India holds a significant position in deep-sea exploration and research. Under its “Deep Ocean Mission,” launched in 2021, India aims to develop technologies for deep-sea mining, exploration of marine biodiversity, and ocean climate change advisory services. India has been allocated a 75,000 sq km site in the Central Indian Ocean Basin (CIOB) by the ISA for the exploration of polymetallic nodules. This site is estimated to hold 380 million tonnes of nodules containing nickel, copper, cobalt, and manganese. India’s efforts are geared towards achieving self-reliance in critical minerals and understanding deep-sea ecosystems. The mission includes developing a manned submersible, MATSYA 6000, capable of carrying three people to a depth of 6,000 meters. India’s active participation in the ISA and its commitment to scientific research reflect its strategic interest in harnessing ocean resources while also contributing to global understanding of the deep-sea environment.

As of April 2026, the debate surrounding deep-sea mining has intensified significantly following the passage of the “two-year rule” deadline in July 2023. While no commercial deep-sea mining has commenced, the International Seabed Authority (ISA) has been under immense pressure to finalize its comprehensive Mining Code.

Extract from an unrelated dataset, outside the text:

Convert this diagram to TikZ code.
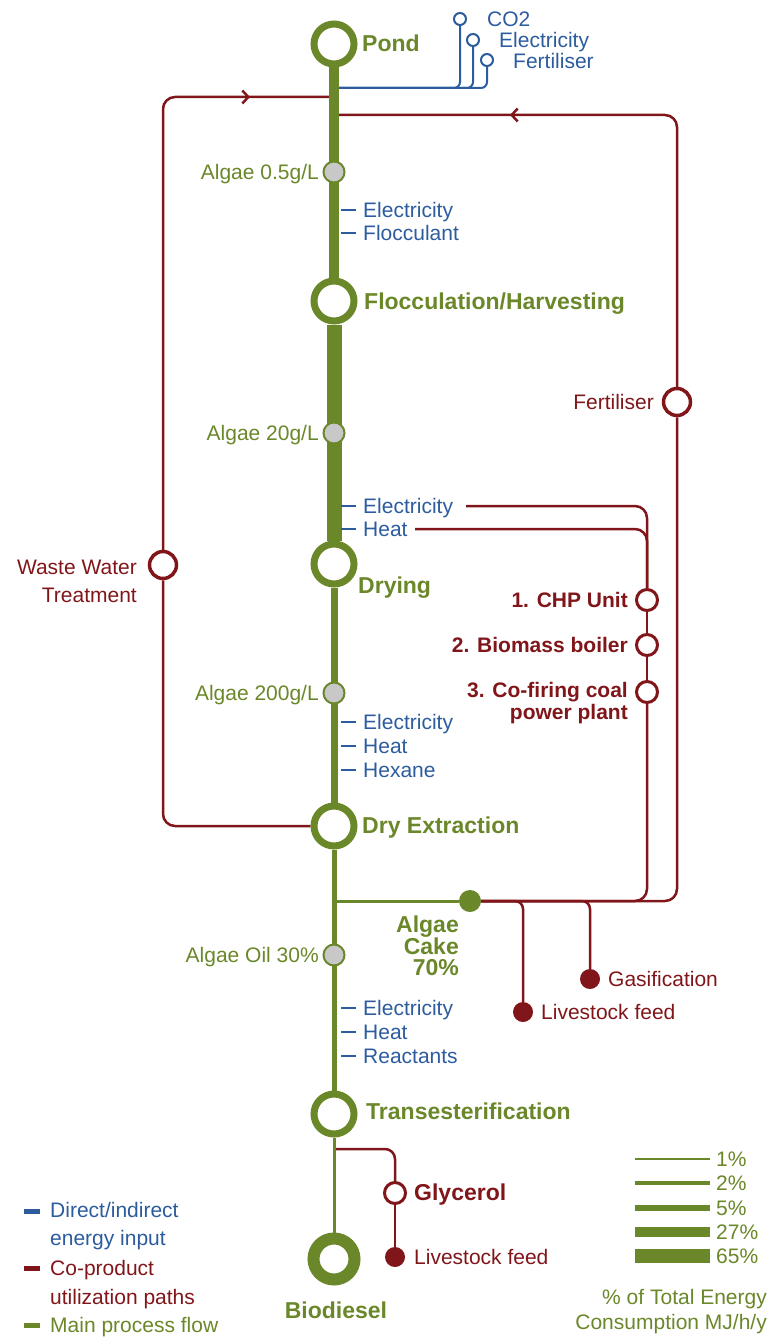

Recent ISA council meetings in 2025 and early 2026 have seen continued negotiations, with member states deeply divided between those pushing for exploitation and those advocating for a precautionary pause or moratorium. Several nations, including France, Germany, and a growing coalition of Pacific Island states, have formally called for or implemented moratoriums within their own EEZs or supported a global moratorium. Concurrently, exploration contracts continue, and technological advancements by companies like The Metals Company (TMC) and DEME Group are pushing the industry closer to operational readiness, creating an urgent need for effective regulation. The UN Ocean Conference 2025 likely featured prominent discussions on this topic, influencing policy directions. Further insights into this critical resource extraction can be found in discussions around submarine mineral exploitation.

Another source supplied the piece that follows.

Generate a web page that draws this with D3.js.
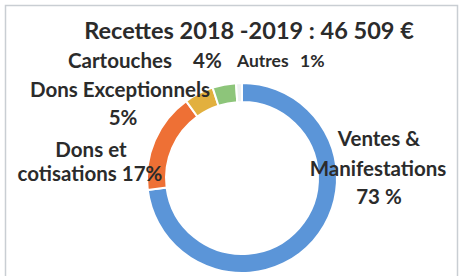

1. Critically evaluate the geopolitical implications of deep-sea mining, particularly concerning resource competition and the ‘common heritage of mankind’ principle.
2. Discuss the ecological risks associated with polymetallic nodule mining in the Clarion-Clipperton Zone. What mitigation strategies can be employed?
3. Examine India’s Deep Ocean Mission. How does it align with global efforts for sustainable ocean resource management and what challenges does it face?
4. Analyze the role and effectiveness of the International Seabed Authority (ISA) in regulating deep-sea mining. What reforms are needed to ensure environmental sustainability?
5. “The push for deep-sea mining is a classic example of the tragedy of the commons in the 21st century.” Comment.

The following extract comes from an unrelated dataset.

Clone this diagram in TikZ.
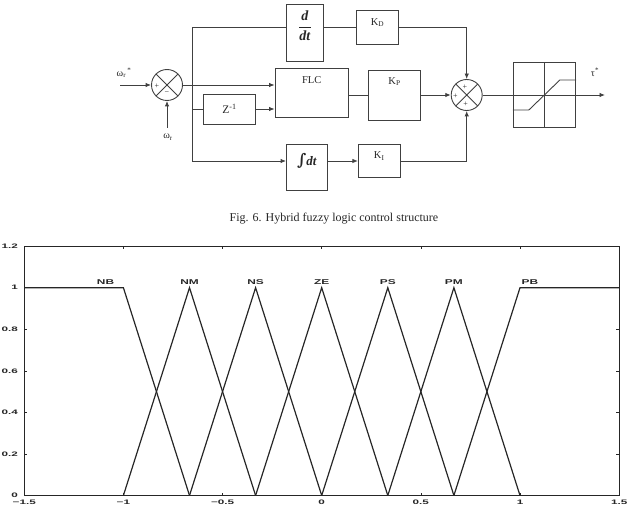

This topic directly maps to GS-I Geography syllabus, specifically:
– Physical Geography: Oceanography (ocean floor configuration, marine resources), Geomorphology (deep-sea features).
– Resource Geography: Distribution of mineral and energy resources, their localization factors, and global distribution.
– Environmental Geography: Environmental degradation and conservation, environmental impact assessment, and sustainable development.

5 Key Ideas:
1. Common Heritage of Mankind: Principle governing resources in the International Seabed Area.
2. Precautionary Principle: Guiding environmental policy where scientific uncertainty exists.
3. Circular Economy: Reducing demand for virgin materials through reuse and recycling.
4. Baseline Data Gap: Insufficient scientific knowledge of deep-sea ecosystems.
5. Blue Economy: Sustainable use of ocean resources for economic growth.

5 Key Geographic Terms:
1. Abyssal Plains: Flat, deep ocean floor areas where nodules are found.
2. Hydrothermal Vents: Seafloor openings releasing superheated, mineral-rich water.
3. Seamounts: Underwater mountains, often sites for cobalt-rich crusts.
4. Exclusive Economic Zone (EEZ): Area extending 200 nautical miles from coastline, where coastal states have special rights.
5. Benthic Zone: The ecological region at the lowest level of a body of water, including the sediment surface.

5 Key Issues:
1. Biodiversity Loss: Irreversible damage to unique deep-sea species.
2. Sediment Plumes: Spreading of disturbed sediment, impacting vast areas.
3. Governance Gap: Incomplete regulatory framework by the ISA.
4. Technological Risks: Unforeseen failures in harsh deep-sea environments.
5. Geopolitical Competition: Scramble for critical minerals in international waters.

5 Key Examples:
1. Clarion-Clipperton Zone (CCZ): Prime location for polymetallic nodule exploration.
2. Nauru’s “Two-Year Rule”: Triggered the deadline for ISA mining code finalization.
3. India’s Deep Ocean Mission: National initiative for deep-sea exploration and technology.
4. The Metals Company (TMC): Leading deep-sea mining contractor (under Nauru’s sponsorship).
5. France’s Moratorium: Example of a nation advocating for a pause on deep-sea mining.

5 Key Facts:
1. Deep-sea minerals contain critical metals like nickel, cobalt, copper, and manganese.
2. The International Seabed Authority (ISA) governs the International Seabed Area.
3. Over 30 exploration contracts have been issued by the ISA as of 2026.
4. Deep-sea ecosystems are characterized by extreme pressure, cold, and lack of light.
5. The “two-year rule” under UNCLOS Article 155 (3) was triggered in 2021.